Will We See Manny Pacquiao Score a Knockout for the 1st Time in Years?
Once upon a time, a Manny Pacquiao KO was a stone-cold lock.
Over an 11-fight stretch that followed a scorecard loss to Erik Morales in 2006, the whirling Filipino dervish scored no fewer than eight inside-the-distance wins while traipsing across four weight classes.
And after a bludgeoning of Miguel Cotto in 2009 that yielded both a final-round stoppage and the battered Puerto Rican's WBO welterweight title belt, it seemed no man within 20 pounds possessed the stuff to stand in with him for a full 36 minutes.
Suddenly, though, that run of unfettered violence seems the stuff of dusty scrapbooks.
In fact, by the time he enters the ring to face Jessie Vargas this Saturday night, Pacquiao's post-Cotto stay on the KO wagon will have reached 2,548 days—that's 364 weeks (or 6 years, 11 months and 22 days, if you prefer) —and covered the now-37-year-old's last 11 fights.

He's also lost three times since, been stopped once himself and walked away from the sport for a pseudo-retirement that lasted all of three months before the return against Vargas was announced.
But, lest anyone suggest otherwise, this is no ordinary boxing comeback.
Pacquiao is neither penniless nor shot, and, he insists, the weekend date with an opponent 10 years his junior—Vargas was five years old when the seven-division champ turned pro—might just remind skeptics of the days when a foe's survival to the final bell was considered a newsworthy event.
"I will try to establish my will over his early in the fight," Pacquiao told Bleacher Report.
"I will need to dictate the terms early. Freddie and I have three game plans for him. He is a young and strong champion. His height and reach are also factors that I will need to overcome. I do not want to give anything away, but if you watch my fights against Oscar De La Hoya and Antonio Margarito you will see that my speed and footwork will be my key weapons in establishing my plan."

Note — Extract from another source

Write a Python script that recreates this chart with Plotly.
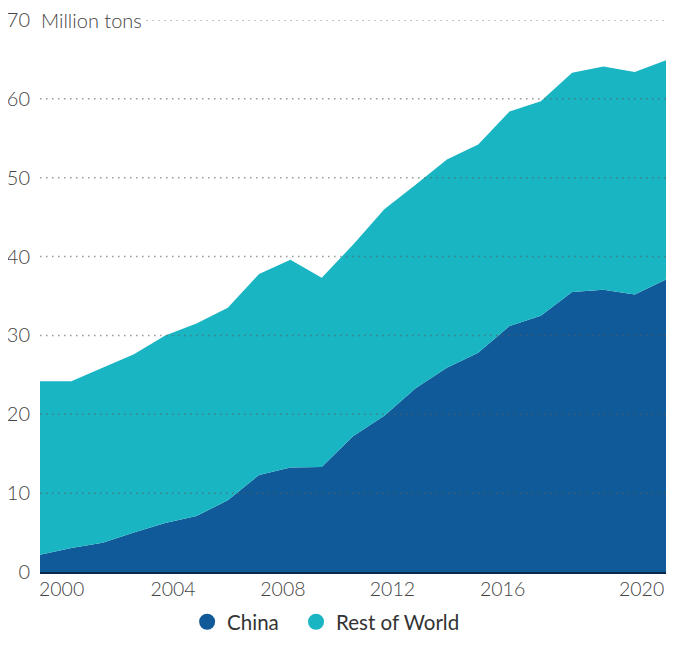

Such ferocity would be more than sufficient come Saturday.
The 2008 obliteration of De La Hoya was the Golden Boy's final fight and perhaps the signature win of Pacquiao's career, while the scorecard annihilation of Margarito two years later left the Mexican in the hospital with a fractured orbital bone and essentially ruined him as a main-event commodity.
And though Vargas, 27, is far younger than either De La Hoya and Margarito when they met their Waterloos, his comparative lack of main event accomplishment is no less glaring.
The Las Vegas resident was a unanimous-scorecard loser to Tim Bradley—a two-time Pacquiao victim—in his second-to-last fight in June 2015 and worked his way onto the big-fight radar by picking up the WBO title Bradley ditched in order to secure his own rubber match with the Filipino.
Had Vargas not held a belt, Pacquiao conceded at the press conference announcing the fight, his phone would not have rung.

"Vargas is a champion and I want to be a champion again," he said.
To do so, he'll need only hit a soft target.
Like De La Hoya and Margarito before him, Vargas holds significant edges in both height (5'10" to 5'5 ½") and reach (71" to 67"), but he'll be far behind even a late-30s version of Pacquiao when it comes to alacrity with hands and feet. He was outworked and out-landed in June 2015 by the same Bradley whom Pacquiao routed 10 months later and became a champion only by stopping a foe—Sadam Ali—who'd never beaten anyone among the welterweight division's top-15 commodities.
The Independent World Boxing Rankings labeled Ali 12th-best at 147 pounds at the time of the Vargas fight, which means Pacquiao has beaten more incumbent WBO champions (two)—Cotto in 2009 and Bradley in 2014—in the weight class than Vargas has beaten top-10 contenders (zero).
It's little wonder, then, that Freddie Roach is spending as much time discussing future bouts for his top training charge as he is concerning himself with a real weekend threat.
"He's been more explosive in training. He's been showing me a lot of the old Manny Pacquiao," Roach told Keith Idec of BoxingScene.com. "I can see him knocking Vargas out.
"He's a young kid, he's not a big puncher and I think Manny can walk right through him. If he wants a rematch with Mayweather, he's gonna have to fight like that."